The October 21 hearing set the timetable for US extradition of the much-maligned Australian publisher. Assange’s lawyers had requested more time to prepare their evidence, including vital evidence from a Spanish court investigating security company UC Global hired by the CIA to spy on Assange in the Ecuadorian embassy. Assange’s lawyers also requested a preliminary hearing to determine whether the extradition treaty applied at all arguing that political offences are excluded from the extradition treaty. District magistrate Vanessa Baraitser dismissed the argument and told Assange that his full extradition case would begin on February, 25 as scheduled.
Former UK diplomat and independent journalist Craig Murray was at the hearing. “The reasons given by Assange’s defense team for more time to prepare were both compelling and startling. They had very limited access to their client in jail and had not been permitted to hand him any documents about the case until one week ago. He had also only just been given limited computer access (reportedly an inadequate device), and all his relevant records and materials had been seized from the Ecuadorean Embassy by the US Government; he had no access to his own materials for the purpose of preparing his defense.”
Why is this unfolding press freedom drama with implications for the future of journalism as we know it not on the news?
The US investigation of Assange and Wikileaks first began in 2010 under Obama after the transparency web site published Chelsea Manning’s leaked State Department cables, Guantanamo secrets, the Afghan War Diaries and the Iraq War Logs which includes ‘Collateral Murder’ the helicopter gunsight video that shows unprovoked slayings of civilians by US troops in the streets of Baghdad. Obama’s Department of Justice stopped short of bringing charges to Assange, “out of concerns that a precedent could be set for prosecuting publishers,” reported the New York Times.
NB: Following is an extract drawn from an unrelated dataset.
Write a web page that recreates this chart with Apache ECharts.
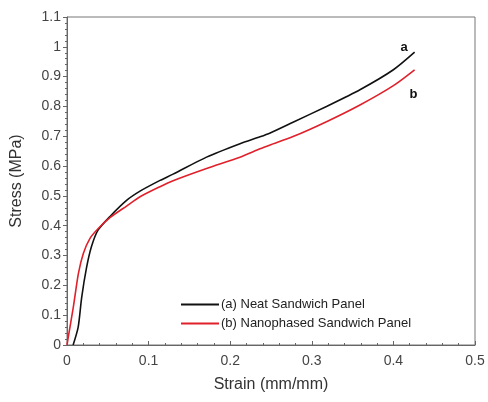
<!DOCTYPE html>
<html>
<head>
<meta charset="utf-8">
<script src="https://cdn.jsdelivr.net/npm/echarts@6/dist/echarts.min.js"></script>
<style>html,body{margin:0;padding:0;background:#fff;}#c{width:488px;height:402px;}</style>
</head>
<body>
<div id="c"></div>
<script>
// Strain (mm/mm) vs Stress (MPa)
var strainA = [0.0075, 0.0137, 0.018, 0.024, 0.030, 0.038, 0.053, 0.073, 0.0895, 0.114, 0.130, 0.171, 0.212, 0.2365, 0.249, 0.277, 0.318, 0.359, 0.400, 0.426];
var stressA = [0, 0.06, 0.16, 0.26, 0.33, 0.385, 0.432, 0.485, 0.516, 0.552, 0.573, 0.630, 0.675, 0.698, 0.711, 0.747, 0.80, 0.856, 0.923, 0.982];
var strainB = [0.0, 0.0016, 0.0078, 0.014, 0.020, 0.028, 0.038, 0.053, 0.073, 0.0895, 0.114, 0.130, 0.171, 0.212, 0.2365, 0.249, 0.277, 0.318, 0.359, 0.400, 0.426];
var stressB = [0.0, 0.027, 0.128, 0.24, 0.307, 0.357, 0.39, 0.428, 0.466, 0.497, 0.531, 0.551, 0.592, 0.630, 0.658, 0.671, 0.699, 0.749, 0.805, 0.870, 0.923];
var seriesNames = ['(a) Neat Sandwich Panel', '(b) Nanophased Sandwich Panel'];
var curveLabels = ['a', 'b'];

function pairs(xs, ys) { return xs.map(function (x, i) { return [x, ys[i]]; }); }

var chart = echarts.init(document.getElementById('c'), null, {renderer: 'canvas'});
var font = 'Liberation Sans, Arial, sans-serif';
chart.setOption({
  animation: false,
  backgroundColor: '#fff',
  grid: {left: 67, right: 13, top: 17, bottom: 57, show: true, borderColor: '#777', borderWidth: 1},
  legend: {
    data: seriesNames,
    orient: 'vertical',
    left: 176, top: 293,
    itemWidth: 38, itemHeight: 2, itemGap: 6,
    icon: 'rect',
    textStyle: {fontFamily: font, fontSize: 13, color: '#222', padding: [0, 0, 0, -3]}
  },
  xAxis: {
    type: 'value', min: 0, max: 0.5, interval: 0.1,
    name: 'Strain (mm/mm)', nameLocation: 'middle', nameGap: 32,
    nameTextStyle: {fontFamily: font, fontSize: 16, color: '#333'},
    axisLine: {lineStyle: {color: '#666'}},
    axisTick: {inside: true, length: 4, lineStyle: {color: '#666'}},
    minorTick: {show: true, splitNumber: 5, length: 2, lineStyle: {color: '#666'}},
    axisLabel: {fontFamily: font, fontSize: 14, color: '#444', margin: 9},
    splitLine: {show: false}
  },
  yAxis: {
    type: 'value', min: 0, max: 1.1, interval: 0.1,
    name: 'Stress (MPa)', nameLocation: 'middle', nameGap: 42, nameRotate: 90,
    nameTextStyle: {fontFamily: font, fontSize: 16, color: '#333'},
    axisLine: {lineStyle: {color: '#666'}},
    axisTick: {inside: false, length: 4, lineStyle: {color: '#666'}},
    minorTick: {show: true, splitNumber: 5, length: 2, lineStyle: {color: '#666'}},
    axisLabel: {fontFamily: font, fontSize: 14, color: '#444', margin: 6},
    splitLine: {show: false}
  },
  series: [
    {
      name: seriesNames[0], type: 'line', data: pairs(strainA, stressA),
      showSymbol: false, smooth: 0.25, lineStyle: {color: '#111', width: 1.6}, itemStyle: {color: '#111'},
      endLabel: {show: true, formatter: curveLabels[0], offset: [-22, -5], fontFamily: font, fontSize: 13, fontWeight: 'bold', color: '#111'}
    },
    {
      name: seriesNames[1], type: 'line', data: pairs(strainB, stressB),
      showSymbol: false, smooth: 0.25, lineStyle: {color: '#e0202a', width: 1.6}, itemStyle: {color: '#e0202a'},
      endLabel: {show: true, formatter: curveLabels[1], offset: [-13, 25], fontFamily: font, fontSize: 13, fontWeight: 'bold', color: '#111'}
    }
  ]
});
</script>
</body>
</html>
In April when Assange was dragged out of his seven-year asylum in the Ecuadorian embassy and carted off to Belmarsh Trump’s DOJ charged Assange with conspiring with military analyst Chelsea Manning to publish what it calls “the largest compromises of classified information in the history of the United States.” In May when the US added spying charges to Assange’s indictment the New York Times reported, “It is a marked escalation in the effort to prosecute Mr. Assange, one that could have a chilling effect on American journalism as it has been practiced for generations.”
Free press advocacy groups say the US Justice Department’s case against Assange will be “to redefine national-security journalism as a form of espionage.” Assange’s lawyers: “Our case will be that this is a political attempt to signal to journalists the consequences of publishing information.”
Canadian journalists have yet to be heard from about what it means should US extra-judicial proceedings seek to criminalize Canadian journalism – receiving and publishing classified material from a government source. That’s what journalists do.
But if you type ‘Julian Assange’ into the search engine of any major Canadian news outlet looking for the latest on Assange’s case what comes up is the same wire services report from Associated Press or Reuters re-published by the Star, the Globe, the National Post, CTV News, CBC News et al.
The invisibility of journalism on Canadian news screens about this urgent press freedom spectacle playing out before our eyes is more than a headscratcher, it’s a violation of the public’s right to know. Where are the press freedom round tables?
“Every time we witness an injustice and do not act, we train ourselves to be passive in its presence.” Julian Assange.